Changing sampling parameters doesn't affects these issues. With temp=0.0 output have much more mistakes than with temp=1.0.
But despite this models still performs good in agentic tasks with OpenCode and I don't know how 🫥
Oh hey! Yes this is expected a bit - Qwen or https://huggingface.co/unsloth/Qwen3-Coder-Next-FP8 uses block [128, 128] FP8 whilst this one uses FP8 per channel - this is I think 8-10% faster.
We actually did a benchmark as well for Qwen3-8B for eg: https://unsloth.ai/docs/get-started/reinforcement-learning-rl-guide/fp8-reinforcement-learning
We plan in the future to mix block and per row / column to make it slightly more accurate
I didn't notice any formatting/spelling issues yet. However I haven't used the model outside an agent harness yet, meaning there is always 10k+ tokens instructions in my context; also about the expected output format. The only potentially related issue I have is that despite detailed instructions qwen3-coder-next-fp8-dynamic isn't very consistent with Codex 'apply_patch' tool. It doesn't mess up the tool call itself, but the tool input argument (essentially a diff file) is often wrong. I'll try with the block-wise fp8 to be able to compare...
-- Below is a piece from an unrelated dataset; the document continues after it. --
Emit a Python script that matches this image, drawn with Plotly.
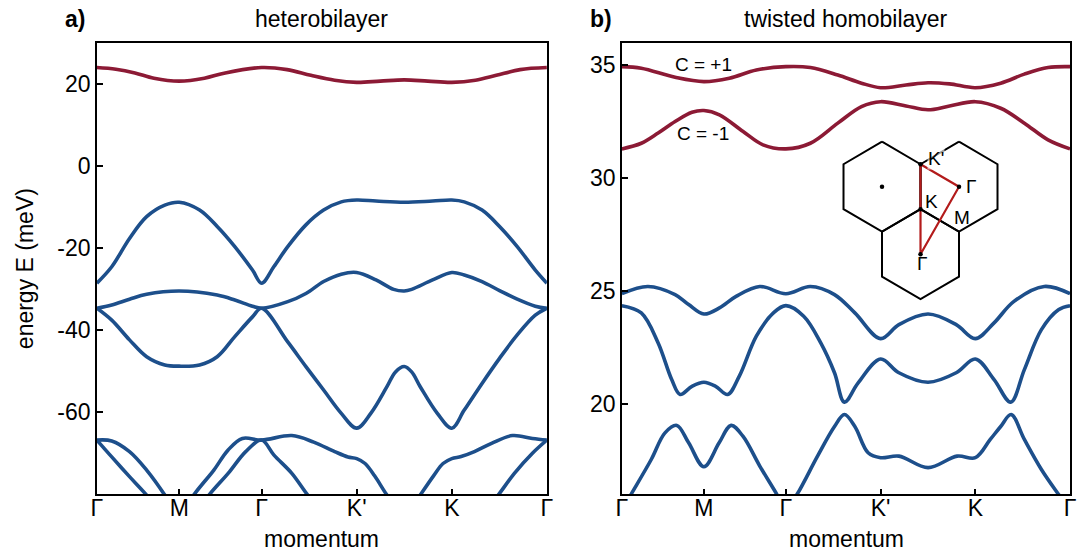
import numpy as np
import plotly.graph_objects as go

RED = "#8c1a35"
BLUE = "#1d4f8b"
TRI_RED = "#b31b1b"
FONT = "Liberation Sans, Arial, sans-serif"

# high-symmetry path Γ-M-Γ-K'-K-Γ (|Γ-K| = 1)
path_ticks = [0, 0.866, 1.732, 2.732, 3.732, 4.732]
path_labels = ["Γ", "M", "Γ", "K'", "K", "Γ"]

het_ticks = [-60, -40, -20, 0, 20]
het_tick_text = ["-60", "-40", "-20", "0", "20"]
hom_ticks = [20, 25, 30, 35]
hom_tick_text = ["20", "25", "30", "35"]

# ---------------- heterobilayer bands (meV) ----------------
het_c_k = [0, 0.2, 0.4, 0.6, 0.866, 1.13, 1.35, 1.732, 2.0, 2.25, 2.5, 2.732,
           2.98, 3.232, 3.48, 3.732, 3.98, 4.2, 4.45, 4.732]
het_c_E = [23.9, 23.5, 22.6, 21.3, 20.6, 21.3, 22.6, 23.9, 23.4, 22.0, 20.8, 20.3,
           20.6, 20.9, 20.6, 20.3, 20.8, 22.0, 23.4, 23.9]

het_v1_k = [0, 0.156, 0.343, 0.523, 0.714, 0.866, 1.08, 1.265, 1.45, 1.636, 1.732,
            1.86, 2.007, 2.198, 2.384, 2.57, 2.732, 2.935, 3.232, 3.53, 3.732,
            3.863, 4.05, 4.234, 4.42, 4.61, 4.732]
het_v1_E = [-28.6, -24.6, -17.7, -12.4, -9.6, -8.9, -10.8, -14.8, -19.7, -25.4, -28.6,
            -24.6, -19.7, -14.4, -10.8, -8.8, -8.35, -8.6, -8.9, -8.6, -8.35,
            -8.8, -10.8, -14.8, -19.7, -25.4, -28.6]

het_v2_k = [0, 0.156, 0.343, 0.523, 0.866, 1.265, 1.45, 1.636, 1.732, 2.007, 2.198,
            2.384, 2.57, 2.732, 2.935, 3.12, 3.232, 3.31, 3.53, 3.732, 3.863, 4.05,
            4.234, 4.42, 4.61, 4.732]
het_v2_E = [-34.7, -33.9, -32.5, -31.3, -30.5, -31.5, -32.7, -34.2, -34.7, -33.1, -31.1,
            -28.2, -26.4, -26.0, -27.8, -30.1, -30.5, -30.1, -27.8, -26.0, -26.6, -28.2,
            -30.4, -32.5, -34.2, -34.7]

het_v3_k = [0, 0.156, 0.343, 0.523, 0.714, 0.866, 1.08, 1.265, 1.45, 1.636, 1.732,
            2.007, 2.198, 2.384, 2.57, 2.732, 2.88, 3.05, 3.14, 3.232, 3.31, 3.4,
            3.58, 3.732, 3.863, 4.05, 4.234, 4.42, 4.61, 4.732]
het_v3_E = [-34.7, -37.6, -42.4, -46.5, -48.5, -48.8, -48.5, -46.5, -41.6, -36.8, -34.7,
            -42.9, -48.9, -54.6, -60.3, -63.9, -60.3, -53.8, -50.2, -48.9, -50.2, -53.8,
            -60.3, -63.9, -59.5, -53.0, -46.9, -41.2, -36.4, -34.7]

het_v4_k = [0, 0.156, 0.343, 0.523, 0.714, 0.866, 1.018, 1.23, 1.38, 1.53, 1.732,
            2.05, 2.28, 2.5, 2.64, 2.732, 2.82, 2.92, 3.05, 3.232, 3.4, 3.54, 3.64,
            3.732, 3.83, 3.97, 4.15, 4.37, 4.58, 4.732]
het_v4_E = [-66.8, -67.0, -69.6, -74.1, -80.2, -86.0, -80.2, -74.1, -69.2, -66.4, -66.8,
            -65.7, -67.3, -69.6, -70.9, -71.3, -72.5, -75.5, -80.2, -86.0, -80.2, -75.5, -72.5,
            -71.3, -70.8, -69.6, -67.6, -65.7, -66.4, -66.8]

het_v5_k = [0, 0.156, 0.343, 0.523, 0.866, 1.178, 1.38, 1.565, 1.732, 1.86, 2.05,
            2.217, 2.5, 3.232, 3.95, 4.22, 4.39, 4.58, 4.732]
het_v5_E = [-66.8, -70.9, -75.7, -80.2, -90.0, -80.2, -74.9, -69.6, -66.8, -70.4, -74.9,
            -80.2, -88.0, -95.0, -88.0, -80.2, -74.9, -70.0, -66.8]

# ---------------- twisted homobilayer bands (meV) ----------------
hom_c1_k = [0, 0.205, 0.562, 0.866, 1.135, 1.42, 1.732, 1.99, 2.28, 2.53, 2.732,
            3.0, 3.233, 3.46, 3.732, 4.0, 4.25, 4.5, 4.732]
hom_c1_E = [34.93, 34.86, 34.46, 34.27, 34.42, 34.78, 34.93, 34.89, 34.56, 34.2, 34.0,
            34.12, 34.22, 34.17, 34.0, 34.2, 34.6, 34.89, 34.93]

hom_c2_k = [0, 0.205, 0.383, 0.562, 0.74, 0.866, 1.03, 1.28, 1.49, 1.732, 1.99, 2.28,
            2.53, 2.732, 3.0, 3.233, 3.46, 3.732, 4.0, 4.25, 4.5, 4.732]
hom_c2_E = [31.29, 31.54, 31.99, 32.5, 32.91, 32.99, 32.8, 32.06, 31.47, 31.29, 31.54, 32.43,
            33.16, 33.38, 33.19, 33.02, 33.19, 33.38, 33.09, 32.43, 31.69, 31.29]

hom_v1_k = [0, 0.275, 0.562, 0.705, 0.866, 1.03, 1.206, 1.456, 1.732, 1.99, 2.245, 2.46,
            2.732, 2.925, 3.233, 3.53, 3.732, 3.93, 4.14, 4.46, 4.732]
hom_v1_E = [24.88, 25.2, 24.84, 24.4, 23.98, 24.25, 24.76, 25.2, 24.88, 25.2, 24.84, 24.03,
            22.89, 23.51, 23.98, 23.51, 22.89, 23.59, 24.54, 25.2, 24.88]

hom_v2_k = [0, 0.205, 0.383, 0.526, 0.615, 0.74, 0.866, 0.99, 1.117, 1.24, 1.42, 1.6,
            1.732, 1.92, 2.1, 2.245, 2.35, 2.495, 2.732, 2.925, 3.233, 3.53, 3.732, 3.93,
            4.106, 4.25, 4.43, 4.61, 4.732]
hom_v2_E = [24.35, 24.03, 22.7, 21.08, 20.42, 20.78, 20.96, 20.78, 20.42, 21.23, 23.0, 24.03,
            24.35, 23.88, 22.7, 21.38, 20.08, 20.93, 21.99, 21.38, 20.96, 21.38, 21.99, 21.08,
            20.08, 21.52, 23.29, 24.17, 24.35]

hom_v3_k = [0, 0.097, 0.31, 0.455, 0.58, 0.705, 0.866, 1.027, 1.153, 1.278, 1.456, 1.636,
            1.732, 1.85, 2.066, 2.245, 2.35, 2.46, 2.6, 2.732, 2.925, 3.233, 3.54, 3.732,
            3.89, 4.0, 4.11, 4.25, 4.43, 4.61, 4.732]
hom_v3_E = [15.3, 16.0, 17.54, 18.72, 19.05, 18.28, 17.22, 18.28, 19.05, 18.57, 17.25, 16.0,
            15.3, 16.0, 17.69, 19.0, 19.53, 19.0, 17.84, 17.62, 17.69, 17.18, 17.69, 17.62,
            18.43, 19.0, 19.53, 18.43, 17.1, 16.0, 15.3]

# ---------------- Brillouin-zone sketch ----------------
hex_cx = [0.0, 1.732, 0.866]
hex_cy = [0.0, 0.0, -1.5]
tri_x = [0.866, 1.732, 0.866, 0.866]
tri_y = [0.5, 0.0, -1.5, 0.5]
dot_x = [0.0, 0.866, 1.732, 0.866, 0.866]
dot_y = [0.0, 0.5, 0.0, -0.5, -1.5]
bz_labels = ["K'", "Γ", "K", "M", "Γ"]
bz_label_x = [1.22, 2.0, 1.12, 1.79, 0.90]
bz_label_y = [0.63, 0.0, -0.33, -0.69, -1.70]

fig = go.Figure()


def band(k, E, color, xa, ya):
    fig.add_trace(go.Scatter(x=k, y=E, mode="lines", xaxis=xa, yaxis=ya,
                             line=dict(color=color, width=3.6, shape="spline", smoothing=1.0),
                             showlegend=False, hoverinfo="skip"))


for k, E in [(het_v1_k, het_v1_E), (het_v2_k, het_v2_E), (het_v3_k, het_v3_E),
             (het_v4_k, het_v4_E), (het_v5_k, het_v5_E)]:
    band(k, E, BLUE, "x", "y")
band(het_c_k, het_c_E, RED, "x", "y")

for k, E in [(hom_v1_k, hom_v1_E), (hom_v2_k, hom_v2_E), (hom_v3_k, hom_v3_E)]:
    band(k, E, BLUE, "x2", "y2")
band(hom_c1_k, hom_c1_E, RED, "x2", "y2")
band(hom_c2_k, hom_c2_E, RED, "x2", "y2")

# hexagonal zones
ang = np.deg2rad(90 + 60 * np.arange(7))
for cx, cy in zip(hex_cx, hex_cy):
    fig.add_trace(go.Scatter(x=cx + np.cos(ang), y=cy + np.sin(ang), mode="lines",
                             xaxis="x3", yaxis="y3", line=dict(color="black", width=2),
                             showlegend=False, hoverinfo="skip"))
fig.add_trace(go.Scatter(x=tri_x, y=tri_y, mode="lines", xaxis="x3", yaxis="y3",
                         line=dict(color=TRI_RED, width=2.2), showlegend=False, hoverinfo="skip"))
fig.add_trace(go.Scatter(x=dot_x, y=dot_y, mode="markers", xaxis="x3", yaxis="y3",
                         marker=dict(color="black", size=4.5), showlegend=False, hoverinfo="skip"))

annotations = []
for t, x, y in zip(bz_labels, bz_label_x, bz_label_y):
    annotations.append(dict(text=t, x=x, y=y, xref="x3", yref="y3", showarrow=False,
                            font=dict(size=19, color="black", family=FONT),
                            bgcolor="rgba(255,255,255,0.6)" if t == "K'" else None,
                            borderpad=0))

axis_common = dict(showline=True, linecolor="black", linewidth=1.5, mirror=True,
                   ticks="inside", ticklen=6, tickwidth=1.5, tickcolor="black",
                   showgrid=False, zeroline=False,
                   tickfont=dict(size=23, color="black", family=FONT))

ydom = [1 - 494.3 / 556, 1 - 42.5 / 556]
xdom1 = [92 / 1078, 547.5 / 1078]
xdom2 = [623.4 / 1078, 1077 / 1078]

fig.update_layout(
    width=1078, height=556,
    margin=dict(l=0, r=0, t=0, b=0),
    paper_bgcolor="white", plot_bgcolor="rgba(0,0,0,0)",
    xaxis=dict(domain=xdom1, range=[0, 4.732], tickvals=path_ticks, ticktext=path_labels,
               anchor="y", ticklabelstandoff=-8, **axis_common),
    yaxis=dict(domain=ydom, range=[-80, 30], tickvals=het_ticks, ticktext=het_tick_text,
               anchor="x", **axis_common),
    xaxis2=dict(domain=xdom2, range=[0, 4.732], tickvals=path_ticks, ticktext=path_labels,
                anchor="y2", ticklabelstandoff=-8, **axis_common),
    yaxis2=dict(domain=ydom, range=[16, 36], tickvals=hom_ticks, ticktext=hom_tick_text,
                anchor="x2", **axis_common),
    xaxis3=dict(domain=[841.7 / 1078, 1021.7 / 1078], range=[-1, 3], visible=False,
                anchor="y3"),
    yaxis3=dict(domain=[1 - 308.2 / 556, 1 - 132.7 / 556], range=[-2.7, 1.2], visible=False,
                anchor="x3"),
)


def ptext(text, px, py, size=23, bold=False, angle=0):
    annotations.append(dict(text=f"<b>{text}</b>" if bold else text,
                            x=px / 1078, y=1 - py / 556, xref="paper", yref="paper",
                            showarrow=False, textangle=angle,
                            font=dict(size=size, color="black", family=FONT),
                            xanchor="center", yanchor="middle"))


ptext("a)", 69.5, 19, bold=True)
ptext("heterobilayer", 319.5, 19)
ptext("b)", 602, 19, bold=True)
ptext("twisted homobilayer", 850.5, 19)
ptext("momentum", 319.5, 539)
ptext("momentum", 850.5, 539)
ptext("energy E (meV)", 20, 268.4, angle=-90)
ptext("C = +1", 705.6, 65, size=19)
ptext("C = -1", 706, 133.5, size=19)

fig.update_layout(annotations=annotations)
fig.write_html("out.html")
Yes this is expected a bit [..]
So you also observed these formatting/spelling issues? are other unlsoth qwen3-coder-next quants also showing this? To me it's unexpected. I assumed minor accuracy issues in larger models would show up differently (slightly higher tendencies to confuse something, ramble, increased chance of failed tool calls, etc.); Maybe this is something else (inference bug)?
fyi: I encountered 2 lone out-of-place Chinese characters in the output of the Qwen provided FP8 version. Against my intuition it therefore might be just a property of this model to show such token-based/formatting errors under loss of accuracy; after all it's only 3B active parameters.